If light intensity is not constant the differential signal will vary proportional to the light intensity making it impossible to get the desired position information. The remedy is to divide the differential signal with a signal proportional to the intensity of the impinging light. Such a signal is the sum signal, which is proportional to the sum of the photocurrents from an electrode pair and thus to the total photocurrents. As for the differential signal there are one or two sets of sum signals – one for each electrode pair. It may seem unnecessary to have two sets of sum signal for the two-dimensional case as in theory both the two sets should equal the total photocurrent. But in many instances it is practical to have access to both the pairs of sum signals as they have opposite polarity. Also from an accuracy point of view it is advantageous to use the same currents as were used to form the difference signal to form the sum signal. By doing this the influence of any deviations in amplification in the different steps will be minimized.

The SiTek SPC uses FET current to voltage converters (transimpedance amplifiers) that simply consists of just a FET op-amp and a feedback resistor of 100 k ohms. Provisions are made for bias supply to the PSD by means of a resistor and a voltage divider on the op-amp positive input that restores zero voltage output for zero photocurrent input.
Field effect (FET) op amps are used because of their high input impedance, low noise and small op-amp input currents.
All the outputs of the transimpedance amplifiers are available on the SPC pins.
The difference signals are formed in a couple of differential op-amps. The all over amplification in these stages is set to 1. In order to satisfy the most demanding applications, there is also an offset adjustment input for both differential amplifiers.

The same goes for the two summation amplifiers where offset also can be adjusted. The sum signal (intensity signal) is intended for compensation of the position signal intensity dependence. This can be accomplished by dividing this signal by the intensity signal or by using the intensity information in a feedback loop for regulating the light source to give a constant illumination on the PSD.
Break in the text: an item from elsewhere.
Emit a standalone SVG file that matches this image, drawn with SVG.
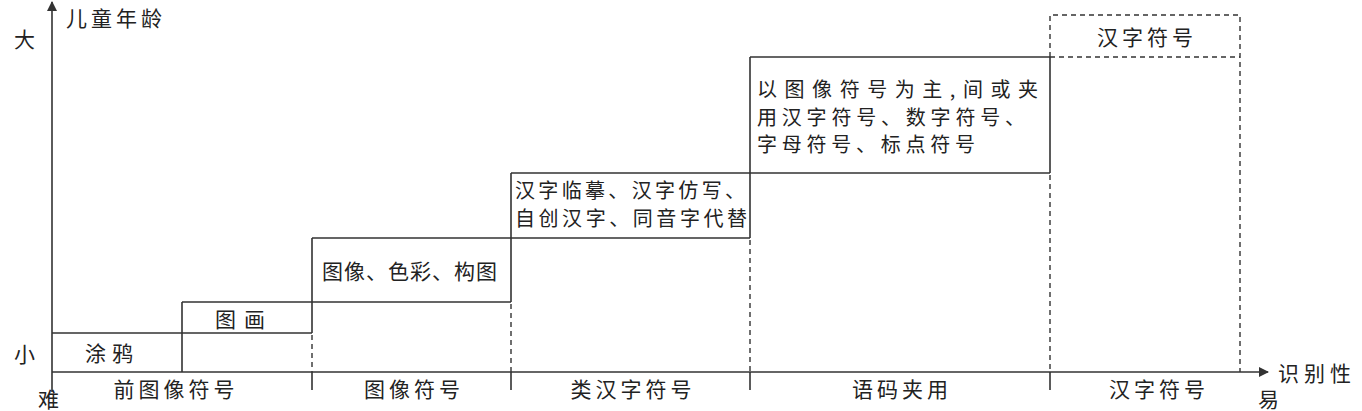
<svg xmlns="http://www.w3.org/2000/svg" width="1362" height="411" viewBox="0 0 1362 411">
<style>
.s{stroke:#333;stroke-width:1.6;fill:none}
.d{stroke:#333;stroke-width:1.4;fill:none;stroke-dasharray:5 4}
text{font-family:"Noto Sans CJK SC","Noto Sans CJK JP",sans-serif;font-size:21px;fill:#222;dominant-baseline:central}
.m{text-anchor:middle;letter-spacing:4px}
.ml{font-size:20px}
</style>
<defs>
<marker id="ar" viewBox="0 0 10 10" refX="9" refY="5" markerWidth="10" markerHeight="10" markerUnits="userSpaceOnUse" orient="auto">
<path d="M0,0 L10,5 L0,10 z" fill="#333"/>
</marker>
</defs>
<g id="axes">
<line class="s" x1="52" y1="392" x2="52" y2="2" marker-end="url(#ar)"/>
<line class="s" x1="52" y1="372" x2="1268" y2="372" marker-end="url(#ar)"/>
<path class="s" d="M312,372V390M511,372V390M750,372V390M1050,372V390"/>
<text x="66" y="17" style="letter-spacing:4px">儿童年龄</text>
<text x="14" y="38">大</text>
<text x="14" y="353">小</text>
<text x="38" y="398">难</text>
<text x="1278" y="372" style="letter-spacing:5px">识别性</text>
<text x="1258" y="398">易</text>
</g>
<g id="categories">
<text class="m" x="176" y="388">前图像符号</text>
<text class="m" x="414" y="388">图像符号</text>
<text class="m" x="633" y="388">类汉字符号</text>
<text class="m" x="902" y="388">语码夹用</text>
<text class="m" x="1159" y="388">汉字符号</text>
</g>
<g id="step1">
<path class="s" d="M52,333H312M182,302V372"/>
<text x="85" y="352" style="letter-spacing:6px">涂鸦</text>
</g>
<g id="step2">
<path class="s" d="M182,302H511M312,238V333"/>
<path class="d" d="M312,335V372"/>
<text x="215" y="318" style="letter-spacing:8px">图画</text>
</g>
<g id="step3">
<path class="s" d="M312,238H750M511,173V302"/>
<path class="d" d="M511,304V372"/>
<text x="322" y="270" style="letter-spacing:1px">图像、色彩、构图</text>
</g>
<g id="step4">
<path class="s" d="M511,173H1050M750,57V238"/>
<path class="d" d="M750,240V372"/>
<text class="ml" x="515" y="189" textLength="230" lengthAdjust="spacing">汉字临摹、汉字仿写、</text>
<text class="ml" x="515" y="217" textLength="232" lengthAdjust="spacing">自创汉字、同音字代替</text>
</g>
<g id="step5">
<path class="s" d="M750,57H1050M1050,57V173"/>
<path class="d" d="M1050,175V372"/>
<text class="ml" x="757" y="88" textLength="281" lengthAdjust="spacing">以图像符号为主,间或夹</text>
<text class="ml" x="757" y="116" textLength="268" lengthAdjust="spacing">用汉字符号、数字符号、</text>
<text class="ml" x="757" y="143" textLength="218" lengthAdjust="spacing">字母符号、标点符号</text>
</g>
<g id="step6">
<path class="d" d="M1050,57V15H1240V372M1050,57H1240"/>
<text class="m" x="1147" y="36">汉字符号</text>
</g>
</svg>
The dynamic properties of the SPC are excellent with a 400 kHz bandwidth and a slew rate of 13 V/µs.
In order to obtain maximum precision, high reliability and small size the SPC is built using thick film technology and laser trimmed resistors on a 20,5 x 20,5 mm2 ceramic substrate. The SPC is delivered with surface mount leads, but these can upon request be changed for DIL leads.
Normally the SPC comes complete with a 2L10 or 2L4 PSD or any of our one-dimensional PSDs. But of course, the signal processing circuit can also be used as a stand-alone front-end together with any of our PSDs.